Begin by clearly stating your global issue. Then, introduce your literary extract (the 40-line passage you've chosen) and your non-literary extract (the specific image, page, or sequence), explaining their relevance. The core of your analysis should alternate between the two texts, building an argument. You might start by analyzing a key technique in the literary extract and its effect, then pivot to a comparable or contrasting technique in the non-literary text. Weave them together by consistently returning to how both representations deepen your understanding of the global issue. For instance, "While the novel personalizes the environmental crisis through a character’s visceral loss, the documentary sensationalizes it through dramatic music; both approaches, however, highlight human powerlessness." Conclude by synthesizing your insights, reflecting on what the combination of these two texts reveals about the complexity of the issue.

Common Pitfalls

  1. Choosing an Issue That is Too Vague or Broad: Stating your global issue is "power" or "social justice" sets you up for a diffuse, unfocused analysis. Correction: Narrow it down. "The abuse of political power to control public discourse" or "the intersection of social justice and access to education" are specific, debatable, and analyzable issues.

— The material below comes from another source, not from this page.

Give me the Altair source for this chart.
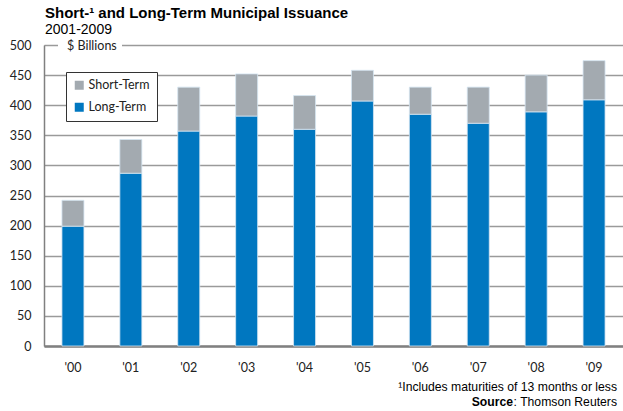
import altair as alt
import pandas as pd

years = ["'00", "'01", "'02", "'03", "'04", "'05", "'06", "'07", "'08", "'09"]
long_term = [199, 287, 357, 382, 360, 407, 385, 370, 389, 409]
total = [242, 343, 430, 452, 416, 458, 430, 430, 450, 474]
short_term = [t - l for t, l in zip(total, long_term)]
series = ["Short-Term", "Long-Term"]
colors = ["#A3AAB0", "#0077C0"]

rows = []
for y, l, s in zip(years, long_term, short_term):
    rows.append({"year": y, "series": "Long-Term", "value": l, "ord": 0})
    rows.append({"year": y, "series": "Short-Term", "value": s, "ord": 1})
df = pd.DataFrame(rows)

FONT = "Lato"

bars = alt.Chart(df).mark_bar(stroke="#d6e6f2", strokeWidth=0.8).encode(
    x=alt.X("year:N", sort=years, title=None,
            scale=alt.Scale(paddingInner=0.62, paddingOuter=0.31),
            axis=alt.Axis(labelAngle=0, labelFont=FONT, labelFontSize=12.5, labelColor="#222",
                          ticks=False, labelPadding=15, domainColor="#808080", domainWidth=2.5,
                          grid=False)),
    y=alt.Y("value:Q", stack="zero", title=None,
            scale=alt.Scale(domain=[0, 500], nice=False),
            axis=alt.Axis(values=list(range(0, 501, 50)), labelFont=FONT, labelFontSize=12.5,
                          labelColor="#222", ticks=False, labelPadding=13,
                          domainColor="#808080", domainWidth=1.5,
                          gridColor="#9a9a9a", gridWidth=1.3)),
    color=alt.Color("series:N", scale=alt.Scale(domain=series, range=colors),
                    legend=alt.Legend(title=None, orient="none", legendX=22, legendY=27,
                                      symbolType="square", symbolSize=81, symbolStrokeWidth=0,
                                      labelFont=FONT, labelFontSize=12.5, labelColor="#222",
                                      strokeColor="#333", padding=7, rowPadding=9,
                                      labelOffset=3, fillColor="white")),
    order=alt.Order("ord:Q"),
)

one = pd.DataFrame([{"a": 1}])

billions_bg = alt.Chart(one).mark_rect(color="white").encode(
    x=alt.value(14), x2=alt.value(78), y=alt.value(-6), y2=alt.value(6)
)
billions = alt.Chart(one).mark_text(text="$ Billions", font=FONT, fontSize=12.5, color="#222",
                                    align="left", baseline="middle").encode(
    x=alt.value(23), y=alt.value(1)
)
title = alt.Chart(one).mark_text(text="Short-\u00b9 and Long-Term Municipal Issuance",
                                 font="Liberation Sans", fontSize=15, fontWeight="bold",
                                 color="#000", align="left", baseline="alphabetic").encode(
    x=alt.value(1), y=alt.value(-27)
)
subtitle = alt.Chart(one).mark_text(text="2001-2009", font="Liberation Sans", fontSize=14,
                                    color="#000", align="left", baseline="alphabetic").encode(
    x=alt.value(1), y=alt.value(-11)
)
foot1 = alt.Chart(one).mark_text(text="\u00b9Includes maturities of 13 months or less",
                                 font="Liberation Sans", fontSize=12.2, color="#000",
                                 align="right", baseline="middle").encode(
    x=alt.value(573), y=alt.value(342)
)
foot2a = alt.Chart(one).mark_text(text=": Thomson Reuters", font="Liberation Sans", fontSize=12.2,
                                  color="#000", align="right", baseline="middle").encode(
    x=alt.value(573), y=alt.value(357)
)
foot2b = alt.Chart(one).mark_text(text="Source", font="Liberation Sans", fontSize=12.2,
                                  fontWeight="bold", color="#000", align="right",
                                  baseline="middle").encode(
    x=alt.value(469), y=alt.value(357)
)

chart = alt.layer(bars, billions_bg, billions, title, subtitle, foot1, foot2a, foot2b).properties(
    width=579, height=301,
    autosize=alt.AutoSizeParams(type="none"),
    padding={"left": 44, "top": 45, "right": 0, "bottom": 65},
).configure_view(stroke=None).configure(background="white")

chart.save("out.html", embed_options={"renderer": "svg", "actions": False})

  1. Treating the Non-Literary Text as Secondary or Purely Illustrative: Many students spend 8 minutes on the novel and 2 minutes on the advertisement, treating the latter as mere "proof" of the issue. Correction: Grant the non-literary text equal analytical weight. Analyze its visual composition, purpose, audience, and cultural context with the same rigor you apply to metaphor and characterization in the literary text.

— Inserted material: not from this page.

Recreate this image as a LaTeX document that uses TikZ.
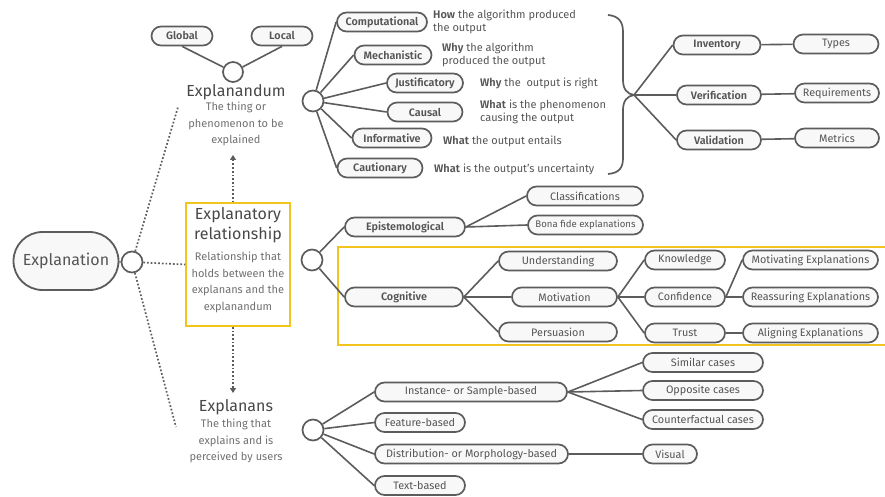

  1. Summary Instead of Analysis: Simply recounting what happens in both texts ("This shows inequality because the character is poor") will not score highly. Correction: Constantly move to the "how" and "why." "The author shows inequality through the juxtaposition of the character’s dialect with the employer’s formal speech, using linguistic disparity to mirror social hierarchy and inviting the reader to critique it."

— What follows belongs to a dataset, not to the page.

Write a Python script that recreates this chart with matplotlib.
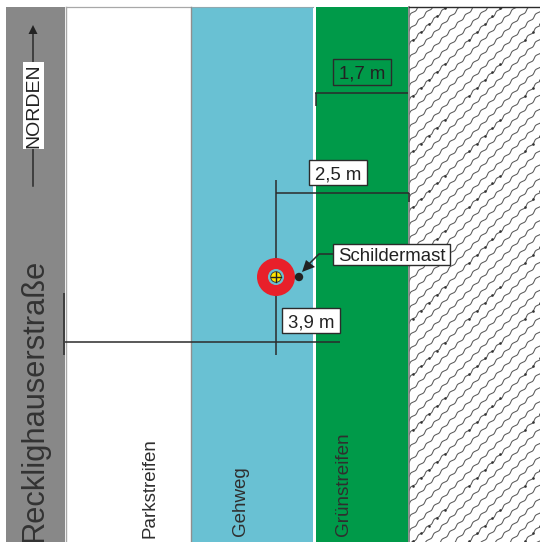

  1. Forcing a Connection: If the link between your texts feels strained or is based on a single minor detail, the entire oral becomes unstable. Correction: During your preparation, if a genuine, multifaceted connection isn't emerging, be prepared to refine your global issue or consider a different text pairing. The connection should feel organic and rich with analytical potential.

Summary

  • A valid global issue is transnational, locally impactful, and explorable through language. Precision is key—move from broad themes to specific, arguable concerns like gendered inequality or climate displacement.
  • Successful text pairing for the IO involves one literary and one non-literary work that offer distinct but meaningful perspectives on the same issue, allowing for analysis of both content and form.
  • Analytical depth comes from examining how authorial choices (narrative voice, imagery, layout, tone) shape the representation of the issue in each text, and comparing these methods.
  • Structure your oral as an integrated comparison, weaving analysis of both texts together to build a cohesive argument about the global issue, avoiding separate summaries.
  • Steer clear of common mistakes: vague issues, neglecting the non-literary text, summarizing plot, or forcing unconvincing connections. Your insight into the relationship between text and world is what demonstrates true mastery.